The Supreme Court has delivered a long overdue correction to the Voting Rights Act by raising the bar for claims of racial discrimination in district maps. In Louisiana v. Callais, the justices rejected the old standard that treated any map without enough minority majority districts as suspect. States no longer face automatic pressure to engineer voting lines around skin color to satisfy federal demands.

The decision arrives as Republican led states in the South move to redraw districts ahead of the midterms. Critics from the left immediately warned of lost Black representation, but that claim rests on the assumption that voters of one race must be packed into specific districts to have a voice. This approach turned elections into a racial head count rather than a contest of ideas and candidates.

Louisiana provided the clearest example. Previous maps created districts explicitly designed to guarantee Black majorities in certain areas. The Court found that such race conscious line drawing went beyond what Section 2 of the Voting Rights Act requires. Going forward, plaintiffs must show clear evidence of intentional discrimination rather than simply pointing to election results that do not match demographic percentages.

Local elections stand to feel the change first.

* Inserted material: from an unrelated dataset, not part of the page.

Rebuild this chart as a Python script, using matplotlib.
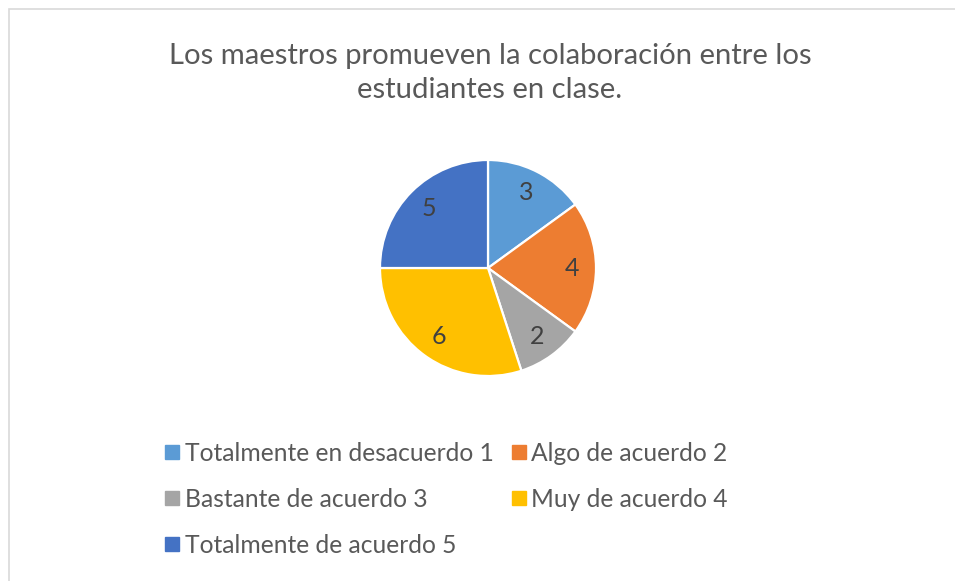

City councils, school boards, and state legislatures across the region have long operated under the same rules that rewarded the creation of majority minority seats. Removing that requirement lets map drawers focus on compact, community based districts instead of stretching lines to capture enough minority voters. The result is fewer oddly shaped districts built solely for racial balance.

Democrats and civil rights groups argue the ruling will lock minority voters out of power. Yet this view treats Black Americans as a monolithic bloc that can only succeed when given safe seats. In practice, candidates who appeal across racial lines have won in diverse districts for years. The Callais standard simply stops courts from demanding race as the primary factor in every map.

Republican states now have room to draw lines that reflect actual population shifts without constant federal second guessing. This restores some measure of state authority over elections, an area the Constitution assigns to legislatures rather than judges or advocacy groups. Past enforcement of the Voting Rights Act often produced the opposite outcome, with courts effectively dictating outcomes to match activist preferences.

The broader pattern fits a consistent judicial turn away from race based remedies. After the end of race conscious college admissions and corporate diversity mandates, the Court has applied similar logic to voting. Equal protection under the law does not require proportional results for every demographic group. Treating voters as individuals rather than racial categories aligns with the original text of the Fifteenth Amendment.

Opponents will continue to frame the decision as an attack on minority rights. That language has become routine whenever any policy moves away from explicit racial preferences. The data from states that already adopted color blind maps shows minority candidates remain competitive when they build broad support. The Callais ruling simply removes the thumb on the scale that forced racial sorting in the first place.